* **Given task**
Copy all the data exactly, except the pictures.

* **Data**
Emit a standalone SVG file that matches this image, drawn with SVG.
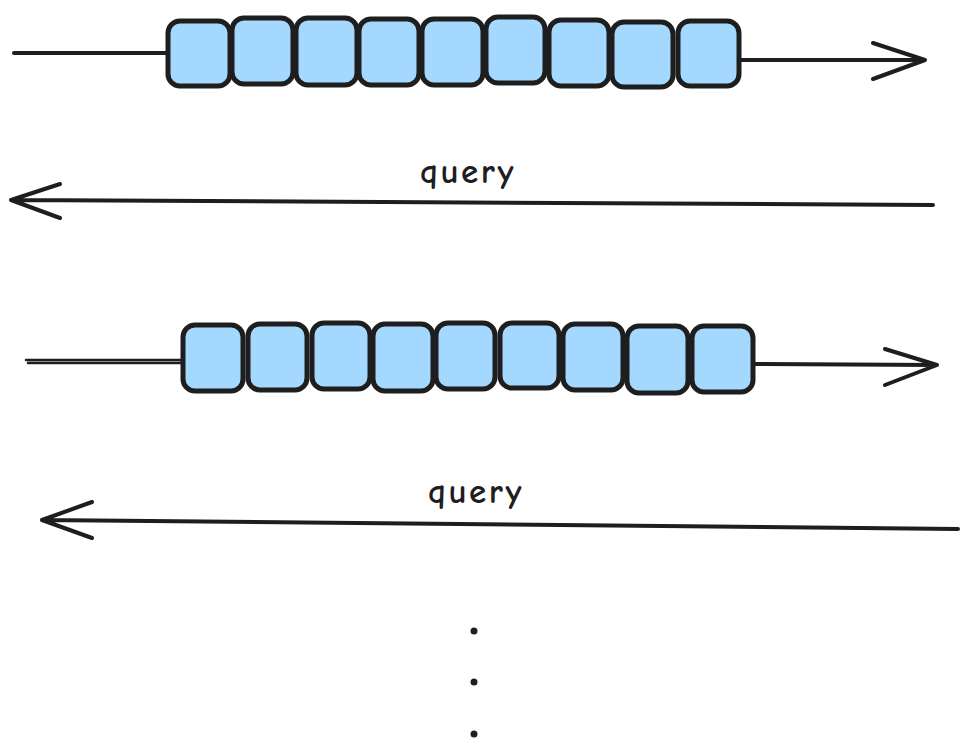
<svg xmlns="http://www.w3.org/2000/svg" width="960" height="753" viewBox="0 0 960 753">
<style>
.box{fill:#a5d8ff;stroke:#1e1e1e;stroke-width:5;stroke-linejoin:round}
.ln{fill:none;stroke:#1e1e1e;stroke-width:4;stroke-linecap:round;stroke-linejoin:round}
.lbl{font-family:"Comic Neue","Liberation Sans",sans-serif;font-size:35px;font-weight:bold;fill:#1e1e1e;letter-spacing:2.5px}
.dot{fill:#1e1e1e}
</style>
<rect width="960" height="753" fill="#ffffff"/>
<g id="connectors">
  <path class="ln" d="M14 53 L168 53"/>
  <path class="ln" d="M739 60 L925 60 M873 43 L925 60 L873 79"/>
  <path class="ln" d="M933 205 L11 200 M60 184 L11 200 L60 218"/>
  <path class="ln" d="M26 360 L183 360 M28 363 L183 363" style="stroke-width:2.5"/>
  <path class="ln" d="M754 364 L937 365 M885 349 L937 365 L885 385"/>
  <path class="ln" d="M958 529 L42 520 M92 502 L42 520 L92 538"/>
</g>
<g id="row1">
  <g id="r1b1"><rect class="box" x="168" y="21" width="62" height="65" rx="12"/></g>
  <g id="r1b2"><rect class="box" x="232" y="18" width="61" height="66" rx="12"/></g>
  <g id="r1b3"><rect class="box" x="296" y="18" width="61" height="67" rx="12"/></g>
  <g id="r1b4"><rect class="box" x="359" y="19" width="60" height="66" rx="12"/></g>
  <g id="r1b5"><rect class="box" x="422" y="19" width="61" height="66" rx="12"/></g>
  <g id="r1b6"><rect class="box" x="486" y="17" width="59" height="66" rx="12"/></g>
  <g id="r1b7"><rect class="box" x="549" y="20" width="60" height="66" rx="12"/></g>
  <g id="r1b8"><rect class="box" x="612" y="22" width="61" height="65" rx="12"/></g>
  <g id="r1b9"><rect class="box" x="678" y="21" width="61" height="65" rx="12"/></g>
</g>
<g id="row2">
  <g id="r2b1"><rect class="box" x="183" y="325" width="60" height="66" rx="12"/></g>
  <g id="r2b2"><rect class="box" x="248" y="324" width="59" height="66" rx="12"/></g>
  <g id="r2b3"><rect class="box" x="312" y="323" width="58" height="66" rx="12"/></g>
  <g id="r2b4"><rect class="box" x="373" y="324" width="60" height="67" rx="12"/></g>
  <g id="r2b5"><rect class="box" x="436" y="323" width="59" height="66" rx="12"/></g>
  <g id="r2b6"><rect class="box" x="500" y="323" width="59" height="65" rx="12"/></g>
  <g id="r2b7"><rect class="box" x="563" y="324" width="60" height="66" rx="12"/></g>
  <g id="r2b8"><rect class="box" x="627" y="326" width="61" height="67" rx="12"/></g>
  <g id="r2b9"><rect class="box" x="692" y="326" width="61" height="66" rx="12"/></g>
</g>
<g id="label1"><text class="lbl" x="468" y="183" text-anchor="middle">query</text></g>
<g id="label2"><text class="lbl" x="476" y="503" text-anchor="middle">query</text></g>
<g id="dots">
  <circle class="dot" cx="474" cy="631" r="3.5"/>
  <circle class="dot" cx="474" cy="682" r="3.5"/>
  <circle class="dot" cx="474" cy="734" r="3.5"/>
</g>
</svg>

* **Finished task**
Emit a standalone SVG file that matches this image, drawn with SVG.
<svg xmlns="http://www.w3.org/2000/svg" width="960" height="753" viewBox="0 0 960 753">
<style>
.box{fill:#a5d8ff;stroke:#1e1e1e;stroke-width:5;stroke-linejoin:round}
.ln{fill:none;stroke:#1e1e1e;stroke-width:4;stroke-linecap:round;stroke-linejoin:round}
.lbl{font-family:"Comic Neue","Liberation Sans",sans-serif;font-size:35px;font-weight:bold;fill:#1e1e1e;letter-spacing:2.5px}
.dot{fill:#1e1e1e}
</style>
<rect width="960" height="753" fill="#ffffff"/>
<g id="connectors">
  <path class="ln" d="M14 53 L168 53"/>
  <path class="ln" d="M739 60 L925 60 M873 43 L925 60 L873 79"/>
  <path class="ln" d="M933 205 L11 200 M60 184 L11 200 L60 218"/>
  <path class="ln" d="M26 360 L183 360 M28 363 L183 363" style="stroke-width:2.5"/>
  <path class="ln" d="M754 364 L937 365 M885 349 L937 365 L885 385"/>
  <path class="ln" d="M958 529 L42 520 M92 502 L42 520 L92 538"/>
</g>
<g id="row1">
  <g id="r1b1"><rect class="box" x="168" y="21" width="62" height="65" rx="12"/></g>
  <g id="r1b2"><rect class="box" x="232" y="18" width="61" height="66" rx="12"/></g>
  <g id="r1b3"><rect class="box" x="296" y="18" width="61" height="67" rx="12"/></g>
  <g id="r1b4"><rect class="box" x="359" y="19" width="60" height="66" rx="12"/></g>
  <g id="r1b5"><rect class="box" x="422" y="19" width="61" height="66" rx="12"/></g>
  <g id="r1b6"><rect class="box" x="486" y="17" width="59" height="66" rx="12"/></g>
  <g id="r1b7"><rect class="box" x="549" y="20" width="60" height="66" rx="12"/></g>
  <g id="r1b8"><rect class="box" x="612" y="22" width="61" height="65" rx="12"/></g>
  <g id="r1b9"><rect class="box" x="678" y="21" width="61" height="65" rx="12"/></g>
</g>
<g id="row2">
  <g id="r2b1"><rect class="box" x="183" y="325" width="60" height="66" rx="12"/></g>
  <g id="r2b2"><rect class="box" x="248" y="324" width="59" height="66" rx="12"/></g>
  <g id="r2b3"><rect class="box" x="312" y="323" width="58" height="66" rx="12"/></g>
  <g id="r2b4"><rect class="box" x="373" y="324" width="60" height="67" rx="12"/></g>
  <g id="r2b5"><rect class="box" x="436" y="323" width="59" height="66" rx="12"/></g>
  <g id="r2b6"><rect class="box" x="500" y="323" width="59" height="65" rx="12"/></g>
  <g id="r2b7"><rect class="box" x="563" y="324" width="60" height="66" rx="12"/></g>
  <g id="r2b8"><rect class="box" x="627" y="326" width="61" height="67" rx="12"/></g>
  <g id="r2b9"><rect class="box" x="692" y="326" width="61" height="66" rx="12"/></g>
</g>
<g id="label1"><text class="lbl" x="468" y="183" text-anchor="middle">query</text></g>
<g id="label2"><text class="lbl" x="476" y="503" text-anchor="middle">query</text></g>
<g id="dots">
  <circle class="dot" cx="474" cy="631" r="3.5"/>
  <circle class="dot" cx="474" cy="682" r="3.5"/>
  <circle class="dot" cx="474" cy="734" r="3.5"/>
</g>
</svg>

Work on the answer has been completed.